# Silverstone Raven 3 CES 2011



## MicroUnC (Jan 11, 2011)

Silverstone Raven 3 CES 2011
http://www.youtube.com/watch?v=l2X8q_mH5Fg

Computex 2010 RV03 Footage (Old Design)
http://www.youtube.com/watch?v=Irg257LUn9k

Really excited about this one! However i do not understand the PSU part in this case, i mean PSU power cord.

Your thoughts 

Thanks!


----------



## sneekypeet (Jan 11, 2011)

the cord is just a extension cord of sorts. Its been done in other cases with no real issues as a result of that way of wiring it.


----------



## erocker (Jan 11, 2011)

They really put some thought into the workings behind the motherboard.

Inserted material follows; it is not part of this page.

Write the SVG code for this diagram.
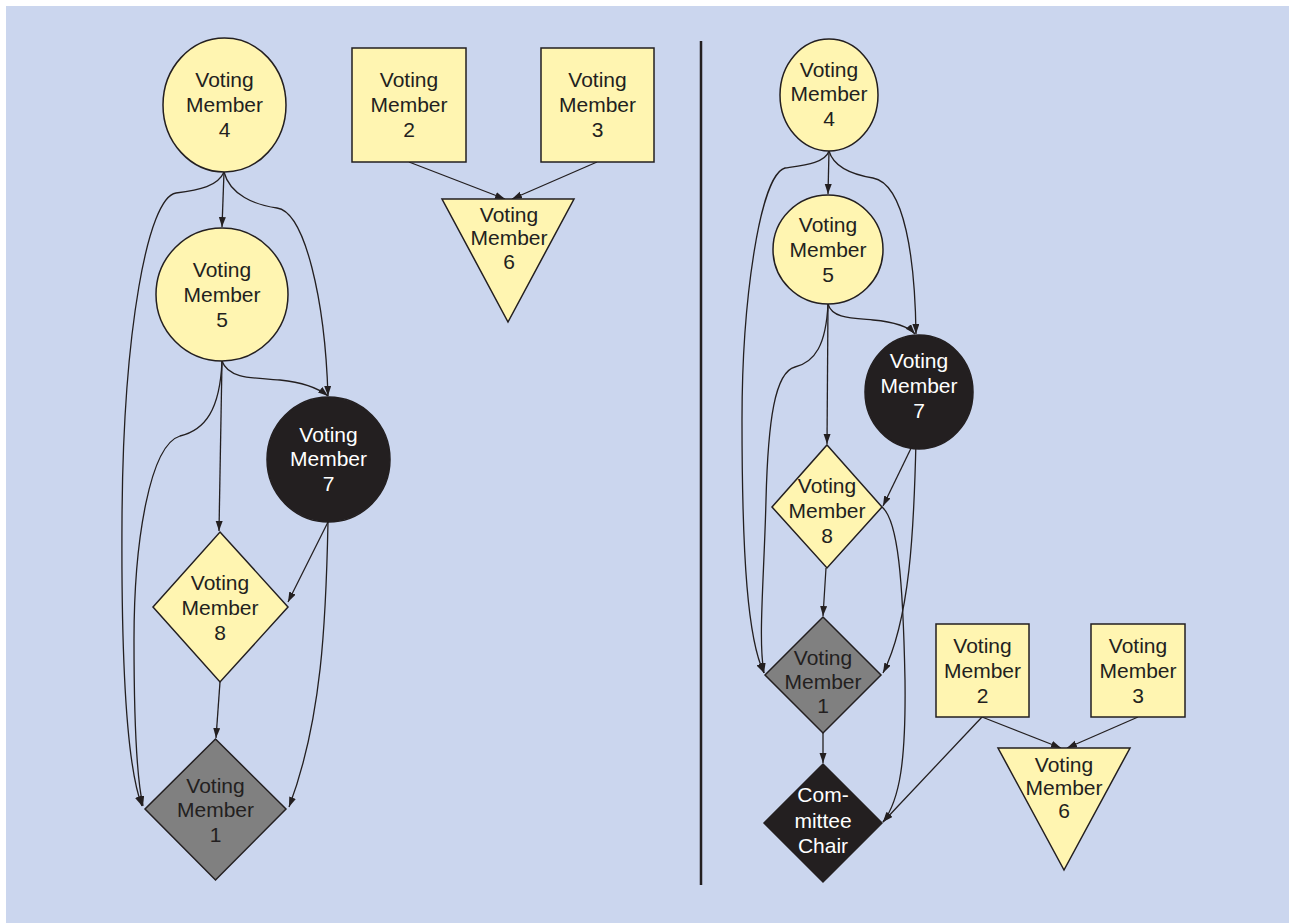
<svg xmlns="http://www.w3.org/2000/svg" width="1289" height="923" viewBox="0 0 1289 923">
<defs>
<marker id="arr" markerUnits="userSpaceOnUse" markerWidth="11" markerHeight="8" refX="10" refY="3.5" orient="auto">
<path d="M0,0 L10,3.5 L0,7 z" fill="#231f20"/>
</marker>
<style>
.bg{fill:#cbd6ee}
.y{fill:#fff5b1;stroke:#231f20;stroke-width:1.5}
.k{fill:#231f20;stroke:#231f20;stroke-width:1.5}
.g{fill:#808080;stroke:#231f20;stroke-width:1.5}
.e{fill:none;stroke:#231f20;stroke-width:1.3;marker-end:url(#arr)}
text{font-family:"Liberation Sans",Arial,sans-serif;font-size:21px;text-anchor:middle;fill:#231f20}
.w{fill:#ffffff}
</style>
</defs>
<rect x="0" y="0" width="1289" height="923" fill="#ffffff"/>
<rect class="bg" x="6" y="6" width="1283" height="917"/>
<line x1="701" y1="41" x2="701" y2="885" stroke="#231f20" stroke-width="2.5"/>

<g id="connectors">
<!-- left graph -->
<path class="e" d="M224,172 L222,227"/>
<path class="e" d="M224,172 C218,186 200,190 176,193 C148,197 123,330 122,520 C121,680 128,770 142,806"/>
<path class="e" d="M224,172 C230,195 255,205 277,208 C305,212 325,300 328,396"/>
<path class="e" d="M222,361 C220,410 205,430 180,436 C150,445 134,540 134,640 C134,720 137,780 143,806"/>
<path class="e" d="M222,361 L219,531"/>
<path class="e" d="M222,361 C228,378 250,378 280,380 C300,382 318,388 328,396"/>
<path class="e" d="M328,522 L288,602"/>
<path class="e" d="M328,522 C326,620 322,720 289,807"/>
<path class="e" d="M220,682 L216,738"/>
<path class="e" d="M409,162 L505,199"/>
<path class="e" d="M597,162 L512,199"/>
<!-- right graph -->
<path class="e" d="M829,151 L828,194"/>
<path class="e" d="M829,151 C825,163 805,165 785,168 C760,175 742,300 742,420 C742,560 748,640 764,673"/>
<path class="e" d="M829,151 C834,168 855,175 873,178 C905,184 915,260 916,334"/>
<path class="e" d="M828,304 C826,345 815,362 795,367 C775,372 768,420 766,500 C764,580 758,640 764,673"/>
<path class="e" d="M828,304 L827,444"/>
<path class="e" d="M828,304 C832,318 850,318 873,320 C895,322 908,326 915,334"/>
<path class="e" d="M916,438 L883,506"/>
<path class="e" d="M916,440 C914,530 910,620 883,673"/>
<path class="e" d="M882,507 C898,520 903,580 905,680 C906,760 900,800 883,822"/>
<path class="e" d="M826,568 L823,616"/>
<path class="e" d="M823,733 L823,763"/>
<path class="e" d="M982,717 L883,822"/>
<path class="e" d="M982,717 L1061,748"/>
<path class="e" d="M1138,717 L1067,748"/>
</g>

<!-- left graph nodes -->
<g id="L-vm4"><ellipse class="y" cx="224.5" cy="105" rx="61.5" ry="67"/>
<text x="224.5" y="87">Voting</text><text x="224.5" y="112">Member</text><text x="224.5" y="137">4</text></g>
<g id="L-vm5"><ellipse class="y" cx="222" cy="294.5" rx="66" ry="66.5"/>
<text x="222" y="277">Voting</text><text x="222" y="302">Member</text><text x="222" y="327">5</text></g>
<g id="L-vm7"><ellipse class="k" cx="328.5" cy="459.5" rx="61.5" ry="62.5"/>
<text class="w" x="328.5" y="442">Voting</text><text class="w" x="328.5" y="466">Member</text><text class="w" x="328.5" y="491">7</text></g>
<g id="L-vm8"><polygon class="y" points="220,532 288,607 220,682 153,607"/>
<text x="220" y="590">Voting</text><text x="220" y="615">Member</text><text x="220" y="640">8</text></g>
<g id="L-vm1"><polygon class="g" points="215.5,739 286,809 215.5,880 145,809"/>
<text x="215.5" y="793">Voting</text><text x="215.5" y="817">Member</text><text x="215.5" y="842">1</text></g>
<g id="L-vm2"><rect class="y" x="352" y="48" width="114" height="114"/>
<text x="409" y="87">Voting</text><text x="409" y="112">Member</text><text x="409" y="137">2</text></g>
<g id="L-vm3"><rect class="y" x="541" y="48" width="113" height="114"/>
<text x="597.5" y="87">Voting</text><text x="597.5" y="112">Member</text><text x="597.5" y="137">3</text></g>
<g id="L-vm6"><polygon class="y" points="442,199 574,199 508,322"/>
<text x="509" y="222">Voting</text><text x="509" y="245">Member</text><text x="509" y="269">6</text></g>

<!-- right graph nodes -->
<g id="R-vm4"><ellipse class="y" cx="829" cy="95" rx="49" ry="56"/>
<text x="829" y="77">Voting</text><text x="829" y="101">Member</text><text x="829" y="126">4</text></g>
<g id="R-vm5"><ellipse class="y" cx="828" cy="249.5" rx="55" ry="54.5"/>
<text x="828" y="232">Voting</text><text x="828" y="257">Member</text><text x="828" y="282">5</text></g>
<g id="R-vm7"><ellipse class="k" cx="919" cy="392" rx="54" ry="57"/>
<text class="w" x="919" y="368">Voting</text><text class="w" x="919" y="393">Member</text><text class="w" x="919" y="418">7</text></g>
<g id="R-vm8"><polygon class="y" points="827,445 882,507 827,568 772,507"/>
<text x="827" y="493">Voting</text><text x="827" y="518">Member</text><text x="827" y="543">8</text></g>
<g id="R-vm1"><polygon class="g" points="823,617 881,675 823,733 765,675"/>
<text x="823" y="665">Voting</text><text x="823" y="689">Member</text><text x="823" y="713">1</text></g>
<g id="R-chair"><polygon class="k" points="823,764 882,823 823,882 764,823"/>
<text class="w" x="823" y="802">Com-</text><text class="w" x="823" y="828">mittee</text><text class="w" x="823" y="853">Chair</text></g>
<g id="R-vm2"><rect class="y" x="936" y="624" width="93" height="93"/>
<text x="982.5" y="653">Voting</text><text x="982.5" y="678">Member</text><text x="982.5" y="703">2</text></g>
<g id="R-vm3"><rect class="y" x="1091" y="624" width="94" height="93"/>
<text x="1138" y="653">Voting</text><text x="1138" y="678">Member</text><text x="1138" y="703">3</text></g>
<g id="R-vm6"><polygon class="y" points="998,748 1130,748 1064,870"/>
<text x="1064" y="772">Voting</text><text x="1064" y="795">Member</text><text x="1064" y="818">6</text></g>
</svg>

I like that a lot.


----------



## sneekypeet (Jan 11, 2011)

Just not a personal fan of the louvered top and the gold trim, but I too like the concept.


----------



## douglatins (Jan 17, 2011)

Those grills totally ruined the case.


----------



## Sinzia (Jan 17, 2011)

I like the gold trim myself, I wonder how it looks in person.


----------



## MikeJeng (Jan 17, 2011)

I kind of wish they would make it look more like the original raven. That one looks the best.


----------